News ID: 219991
Published: 0803 GMT August 17, 2018

Lira comes under new pressure

Lira comes under new pressure
AFP PHOTO/OZAN KOSE

The Turkish lira was slightly weaker in Asian trading on Friday, a day after the currency came under fresh pressure after the US warned that new sanctions would be imposed on Turkey if a detained American evangelical pastor was not released.

The embattled currency had been steadily strengthening in recent days after steps to clamp down on short selling and reassurances from the government that it would not impose capital controls, ft.com wrote.

But it reversed much of the day’s gains on Thursday after Steven Mnuchin, US Treasury secretary, said Washington had prepared further measures against Ankara. The Trump administration has already imposed sanctions on two Turkish ministers and increased tariffs on Turkish steel and aluminum imports.

“We have more that we’re planning to do if they don’t release him quickly,” he said, referring to Andrew Brunson, an evangelical pastor held in Turkey on terrorism charges.

US President Donald Trump added at a cabinet meeting: “They want to hold our wonderful pastor. Not fair, not right.”

The comments by Mnuchin came shortly after Turkey’s new finance minister made overtures to thousands of foreign investors in an attempt to navigate out of the crisis that has hit the currency and shaken global emerging markets.

The lira had strengthened by one percent against the dollar as Berat Albayrak, who is also the son-in-law of Turkish President Recep Tayyip Erdogan, promised measures to rein in fiscal spending, forcefully ruled out capital controls and insisted that the country’s banks were strong. 

But Mnuchin’s announcement shortly after Albayrak’s investor call ended undid much of those gains. 

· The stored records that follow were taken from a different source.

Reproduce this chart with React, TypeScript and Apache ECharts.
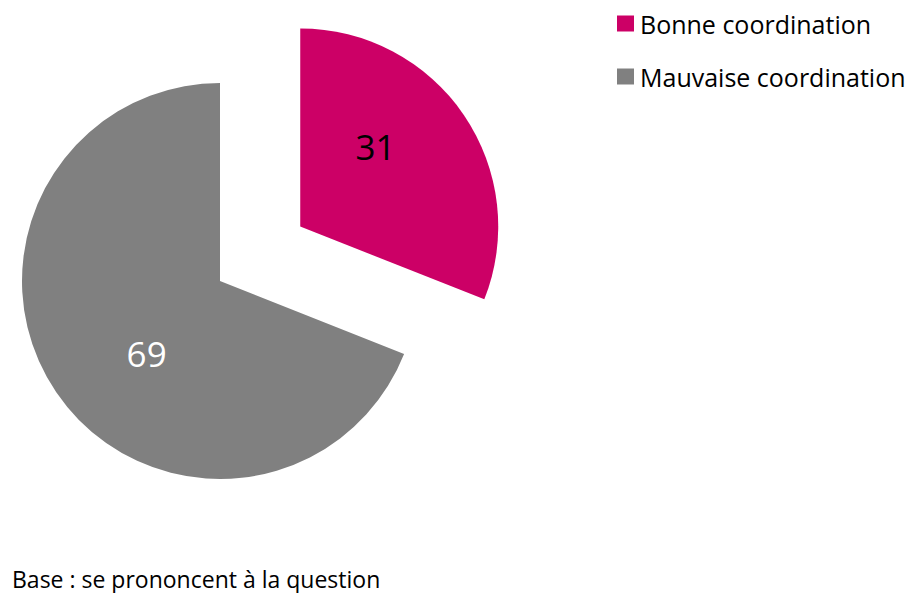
import React, { useEffect, useRef } from "react";
import * as echarts from "echarts";

const categories = ["Bonne coordination", "Mauvaise coordination"];
const values = [31, 69];
const colors = ["#CC0066", "#808080"];
const labelColors = ["#000000", "#FFFFFF"];
const footnote = "Base : se prononcent à la question";

const FONT = "'Open Sans', sans-serif";

export default function App() {
  const ref = useRef<HTMLDivElement>(null);
  useEffect(() => {
    if (!ref.current) return;
    const chart = echarts.init(ref.current, undefined, { renderer: "svg" });
    const labelShift = [
      { dx: -9, dy: -23 },
      { dx: 11, dy: 15 },
    ];
    chart.setOption({
      animation: false,
      backgroundColor: "#FFFFFF",
      legend: {
        orient: "vertical",
        left: 617,
        top: 11,
        padding: 0,
        itemWidth: 17,
        itemHeight: 16,
        itemGap: 28,
        selectedMode: false,
        icon: "rect",
        data: categories,
        textStyle: {
          fontFamily: FONT,
          fontSize: 25,
          color: "#000000",
          lineHeight: 25,
          padding: [0, 0, 0, 1],
        },
      },
      graphic: [
        {
          type: "text",
          left: 12,
          top: 567,
          style: {
            text: footnote,
            fontFamily: FONT,
            fontSize: 23,
            fill: "#000000",
          },
        },
      ],
      series: [
        {
          type: "pie",
          center: [220, 281],
          radius: [0, 198],
          startAngle: 90,
          clockwise: true,
          selectedMode: "multiple",
          selectedOffset: 97,
          emphasis: { disabled: true },
          label: {
            show: true,
            position: "inside",
            formatter: "{c}",
            fontFamily: FONT,
            fontSize: 35,
          },
          labelLine: { show: false },
          labelLayout: (params: any) => labelShift[params.dataIndex],
          itemStyle: { borderWidth: 0 },
          data: categories.map((name, i) => ({
            name,
            value: values[i],
            selected: i === 0,
            itemStyle: { color: colors[i] },
            label: { color: labelColors[i] },
          })),
        },
      ],
    });
    return () => chart.dispose();
  }, []);
  return (
    <div
      ref={ref}
      style={{ position: "absolute", left: 0, top: 0, width: 916, height: 593 }}
    />
  );
}
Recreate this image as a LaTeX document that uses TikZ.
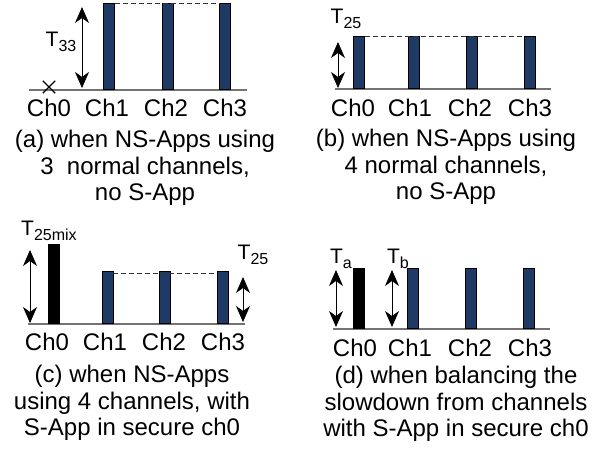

The lira lost 3.6 percent of its dollar value immediately after Mnuchin’s statement, although it still ended the day slightly higher than the previous close. The Lira was 0.5 percent weaker at 5.8475 to the dollar in Asian trading.

The lira had rallied for three straight days this week as Turkish regulators clamped down on speculative selling. The currency is still down almost 15 percent for August alone, with Turkey’s stock market and bonds also under pressure.